Posted on 01/14/2010 5:35:01 AM PST by myknowledge
Forget the Red Cross. There are more honest charities out there. Mercy Corps comes to mind...
LOL! It reads like you said that with a straight face!
That's utter and complete bullsh*t, most likely spouted by a source that wants to blame Haiti's many economic and political problems on everything but Haiti itself.
The Treasury Department's register of commercial regulations indicates that the United States first requested and officially received from the "Republic of Hayti" a statement of its existing tariff rates and commercial laws on international trade with the United States way back in 1819.
The State Department's list of foreign diplomatic postings shows that we've maintained a U.S. consulate in Port au Prince since at least 1833.

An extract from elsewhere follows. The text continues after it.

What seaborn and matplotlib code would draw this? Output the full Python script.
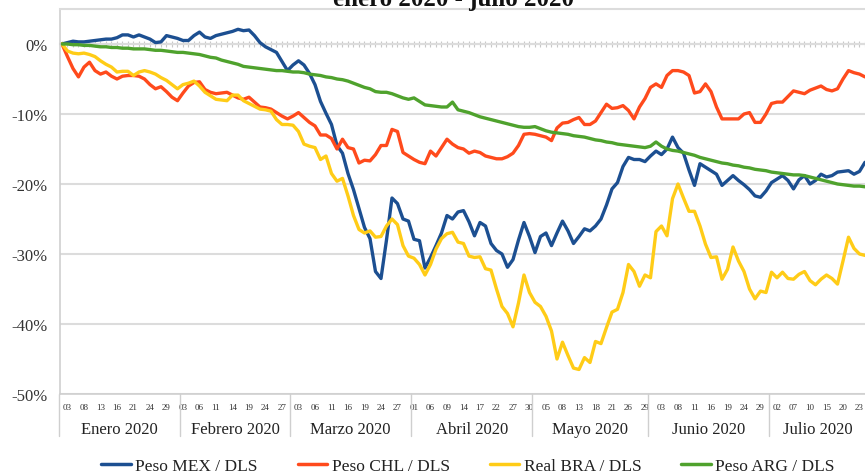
import numpy as np
import pandas as pd
import matplotlib
matplotlib.use("Agg")
import matplotlib.pyplot as plt
import matplotlib.transforms as mtransforms
from matplotlib.lines import Line2D
from matplotlib.ticker import FuncFormatter
import seaborn as sns

# ---------------- data (% change vs. 2 Jan 2020, business days) ----------------
start_date = "2020-01-02"
series_names = ["Peso MEX / DLS", "Peso CHL / DLS", "Real BRA / DLS", "Peso ARG / DLS"]
series_colors = ["#1c4f91", "#ff4a1c", "#ffcc17", "#4fa22d"]
month_names = ["Enero 2020", "Febrero 2020", "Marzo 2020", "Abril 2020",
               "Mayo 2020", "Junio 2020", "Julio 2020"]
y_ticks = [0, -10, -20, -30, -40, -50]

mex = [0, 0.2, 0.4, 0.3, 0.3, 0.4, 0.5, 0.6, 0.7, 0.7,
       0.9, 1.3, 1.3, 1.0, 1.3, 1.0, 0.7, 0.2, 0.3, 1.2,
       1.0, 0.8, 0.5, 0.5, 1.2, 1.7, 1.0, 0.8, 1.2, 1.4,
       1.6, 1.8, 2.1, 1.9, 2.0, 1.2, 0.2, -0.4, -0.8, -1.2,
       -2.5, -3.8, -3.0, -2.4, -3.0, -4.2, -5.8, -8.2, -9.9, -11.5,
       -14.5, -15.6, -18.5, -20.8, -23.5, -26.2, -27.8, -32.5, -33.5, -28.0,
       -22.0, -22.8, -25.0, -25.3, -27.9, -28.1, -32.0, -30.5, -28.8, -27.0,
       -24.5, -25.0, -24.0, -23.8, -25.4, -27.4, -25.5, -26.0, -28.5, -29.5,
       -30.0, -31.9, -30.8, -28.0, -25.5, -27.5, -29.8, -27.5, -27.0, -28.8,
       -27.0, -25.3, -26.7, -28.5, -27.5, -26.4, -26.7, -26.0, -25.0, -23.0,
       -20.7, -19.8, -17.5, -16.2, -16.5, -16.5, -16.8, -16.0, -15.3, -15.8,
       -15.0, -13.3, -14.8, -15.6, -18.0, -20.2, -17.1, -17.6, -18.1, -18.6,
       -20.2, -19.5, -18.8, -19.5, -20.1, -20.8, -21.7, -21.9, -21.0, -19.8,
       -19.3, -18.8, -19.5, -20.7, -19.4, -18.8, -20.0, -19.5, -18.6, -19.0,
       -18.8, -18.3, -18.2, -18.1, -18.6, -18.2, -16.9]

chl = [0, -1.8, -3.5, -4.7, -3.3, -2.6, -3.8, -4.3, -4.0, -4.6,
       -5.0, -4.6, -4.5, -4.5, -4.6, -5.0, -5.8, -6.4, -6.1, -6.8,
       -7.6, -8.1, -7.0, -6.0, -5.5, -5.4, -6.5, -6.9, -7.1, -7.0,
       -6.9, -7.3, -7.7, -7.9, -7.6, -8.3, -9.0, -9.1, -9.3, -9.8,
       -10.3, -10.7, -10.3, -9.8, -10.5, -11.2, -11.7, -13.0, -13.0, -13.5,
       -15.0, -13.6, -14.8, -15.0, -17.0, -16.6, -16.7, -15.8, -14.5, -14.5,
       -12.2, -12.5, -15.5, -16.0, -16.5, -16.9, -17.1, -15.3, -16.0, -14.8,
       -13.6, -14.3, -14.8, -15.0, -15.6, -15.3, -15.5, -16.0, -16.2, -16.4,
       -16.4, -16.1, -15.6, -14.5, -12.9, -12.8, -12.9, -13.1, -13.3, -13.8,
       -12.0, -11.3, -11.2, -10.8, -10.5, -11.5, -11.5, -11.0, -9.8, -8.6,
       -9.2, -9.1, -8.8, -9.5, -10.7, -9.0, -7.8, -6.2, -5.7, -6.2,
       -4.5, -3.8, -3.8, -4.0, -4.5, -7.0, -6.8, -5.7, -6.8, -9.0,
       -10.7, -10.7, -10.7, -10.7, -10.0, -9.8, -11.2, -11.2, -10.0, -8.5,
       -8.3, -8.3, -7.5, -6.7, -6.9, -7.1, -6.6, -6.3, -6.0, -6.5,
       -6.7, -6.4, -5.0, -3.8, -4.1, -4.3, -4.7]

bra = [0, -1.0, -1.3, -1.4, -1.3, -1.5, -1.8, -2.4, -2.9, -3.3,
       -4.0, -3.9, -3.9, -4.5, -4.0, -3.8, -4.0, -4.3, -4.8, -5.2,
       -5.8, -6.4, -5.8, -5.6, -5.3, -6.0, -6.9, -7.4, -7.9, -8.0,
       -8.1, -7.3, -7.3, -8.1, -8.5, -8.9, -9.3, -9.4, -9.6, -10.8,
       -11.5, -11.5, -11.6, -12.5, -14.3, -14.6, -14.8, -16.5, -16.0, -18.5,
       -19.6, -19.2, -21.7, -24.5, -26.5, -27.0, -26.7, -27.6, -27.5, -26.0,
       -25.0, -25.8, -28.8, -30.3, -30.6, -31.5, -33.0, -31.5, -29.3, -27.8,
       -27.1, -26.9, -28.3, -28.5, -30.3, -30.5, -30.4, -32.1, -32.3, -35.0,
       -37.5, -38.5, -40.4, -37.0, -33.0, -35.5, -36.9, -37.5, -38.9, -41.0,
       -45.0, -42.6, -44.5, -46.3, -46.5, -44.8, -45.5, -42.5, -42.8, -40.5,
       -38.3, -37.9, -35.5, -31.5, -32.5, -34.6, -33.0, -33.4, -26.8, -26.0,
       -27.4, -22.1, -20.0, -22.0, -23.9, -23.9, -26.0, -28.6, -30.5, -30.4,
       -33.6, -32.2, -29.0, -31.0, -32.5, -35.0, -36.4, -35.3, -35.5, -32.6,
       -33.4, -32.6, -33.5, -33.6, -32.9, -32.5, -33.8, -34.4, -33.6, -33.0,
       -33.5, -34.3, -31.0, -27.6, -29.2, -30.0, -30.2]

arg = [0, 0, -0.1, -0.1, -0.2, -0.2, -0.3, -0.4, -0.4, -0.5,
       -0.5, -0.6, -0.6, -0.7, -0.7, -0.7, -0.8, -0.9, -0.9, -1.0,
       -1.1, -1.2, -1.2, -1.3, -1.4, -1.5, -1.7, -1.9, -2.0, -2.3,
       -2.5, -2.7, -2.9, -3.2, -3.3, -3.4, -3.5, -3.6, -3.7, -3.8,
       -3.8, -3.9, -4.0, -4.0, -4.1, -4.3, -4.4, -4.5, -4.7, -4.8,
       -5.0, -5.1, -5.3, -5.6, -5.9, -6.2, -6.4, -6.8, -6.9, -6.9,
       -7.1, -7.4, -7.7, -7.9, -7.7, -8.2, -8.7, -8.8, -8.9, -9.0,
       -9.0, -8.3, -9.4, -9.6, -9.8, -10.1, -10.4, -10.6, -10.8, -11.0,
       -11.2, -11.4, -11.6, -11.8, -11.9, -11.9, -11.8, -12.1, -12.4, -12.6,
       -12.7, -12.8, -12.9, -13.1, -13.2, -13.3, -13.5, -13.7, -13.8, -14.0,
       -14.1, -14.3, -14.4, -14.5, -14.6, -14.7, -14.8, -14.6, -14.0, -14.6,
       -15.0, -15.2, -15.3, -15.5, -15.7, -15.9, -16.2, -16.4, -16.6, -16.8,
       -17.0, -17.1, -17.3, -17.4, -17.6, -17.7, -17.9, -18.0, -18.1, -18.3,
       -18.4, -18.5, -18.6, -18.7, -18.7, -18.8, -19.0, -19.2, -19.4, -19.6,
       -19.8, -20.0, -20.1, -20.2, -20.3, -20.3, -20.4]

# ---------------- build table ----------------
n = len(mex)
dates = pd.bdate_range(start_date, periods=n)
idx = np.arange(n)
wide = pd.DataFrame({"i": idx, series_names[0]: mex, series_names[1]: chl,
                     series_names[2]: bra, series_names[3]: arg})
df = wide.melt(id_vars="i", var_name="serie", value_name="v")

sns.set_theme(style="white")
plt.rcParams["font.family"] = ["Liberation Serif", "DejaVu Serif"]

W, H = 865, 477
fig = plt.figure(figsize=(W / 100, H / 100), dpi=100)
ax = fig.add_axes([60 / W, 1 - 395 / H, 805 / W, 385 / H])

sns.lineplot(data=df, x="i", y="v", hue="serie", hue_order=series_names,
             palette=series_colors, linewidth=2.4, legend=False, ax=ax)

ax.set_xlim(-0.36, n - 1)
ax.set_ylim(-50, 5)
ax.set_xlabel("")
ax.set_ylabel("")

# y axis
ax.set_yticks(y_ticks)
ax.yaxis.set_major_formatter(FuncFormatter(lambda v, p: f"{int(round(v))}%"))
ax.tick_params(axis="y", length=0, labelsize=12, labelcolor="#333333", pad=9)
ax.yaxis.grid(True, color="#dcdcdc", linewidth=1.5)
ax.xaxis.grid(False)

# x axis: every business day tick, label every third day
ax.set_xticks(idx)
labels = [d.strftime("%d") if k % 3 == 1 else "" for k, d in enumerate(dates)]
ax.set_xticklabels(labels, fontsize=6.5, color="#333333")
ax.tick_params(axis="x", direction="inout", length=9, width=0.8,
               color="#c4c4c4", pad=2)

for side in ["left", "bottom"]:
    ax.spines[side].set_color("#cfcfcf")
    ax.spines[side].set_linewidth(1.2)
ax.spines["top"].set_color("#dcdcdc")
ax.spines["top"].set_linewidth(1.5)
ax.spines["right"].set_visible(False)

# zero line with small ticks (horizontal axis crossing at 0)
ylo, yhi = ax.get_ylim()
sec = ax.secondary_xaxis((0 - ylo) / (yhi - ylo))
sec.set_xticks(idx)
sec.tick_params(direction="inout", length=5, width=0.8, color="#c8c8c8",
                labeltop=False, labelbottom=False)
for s in sec.spines.values():
    s.set_color("#d6d6d6")
    s.set_linewidth(1.5)

# month separators and labels
trans = mtransforms.blended_transform_factory(ax.transData, ax.transAxes)
months = dates.month
starts = [0] + [k for k in range(1, n) if months[k] != months[k - 1]]
ends = starts[1:] + [n]
for s0 in starts:
    ax.plot([s0 - 0.5, s0 - 0.5], [0, -0.11], transform=trans,
            color="#cfcfcf", lw=1.0, clip_on=False)
for name, s0, e0 in zip(month_names, starts, ends):
    ax.text((s0 - 0.5 + e0 - 0.5) / 2, -0.09, name, transform=trans,
            ha="center", va="center", fontsize=12, color="#222222")

# legend
handles = [Line2D([0], [0], color=c, lw=2.5) for c in series_colors]
fig.legend(handles, series_names, loc="center", bbox_to_anchor=(468 / W, 1 - 467 / H),
           ncol=4, frameon=False, fontsize=12.5, handlelength=1.7,
           handletextpad=0.25, columnspacing=2.3, labelcolor="#222222")

# title (partially cropped at the top, as in the source image)
fig.text(454 / W, 1 - 6 / H, "enero 2020 - julio 2020", ha="center",
         va="baseline", fontsize=18, fontweight="bold", color="#111111")

fig.savefig("out.png", dpi=100)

And in terms of actual trade, the irrefutable reality is that the United States was engaged in regular commerce with Haiti since its founding. The first year that the Treasury Department recorded imports coming into the U.S. by country was in 1815 - barely a decade after Haiti's independence. Our trade in goods from Haiti that year was valued at just under $60,000. The largest categories were molasses, rum, and sugar.
The volume of Haiti's exports to the United States at the time also made it our third largest trading partner in the Caribbean and South America. Haiti exported more to us than Brazil, Florida (a Spanish colony at the time), and all of the Danish, Dutch, and French West Indies. Only the very sizable British and Spanish colonies surpassed it.
And all of those facts are even more amazing when you consider that the government of Haiti was a politically dysfunctional basket case in perpetual revolution, more or less from its inception till the 1870's - the first time a Haitian president left office voluntarily and peacefully at the end of his term.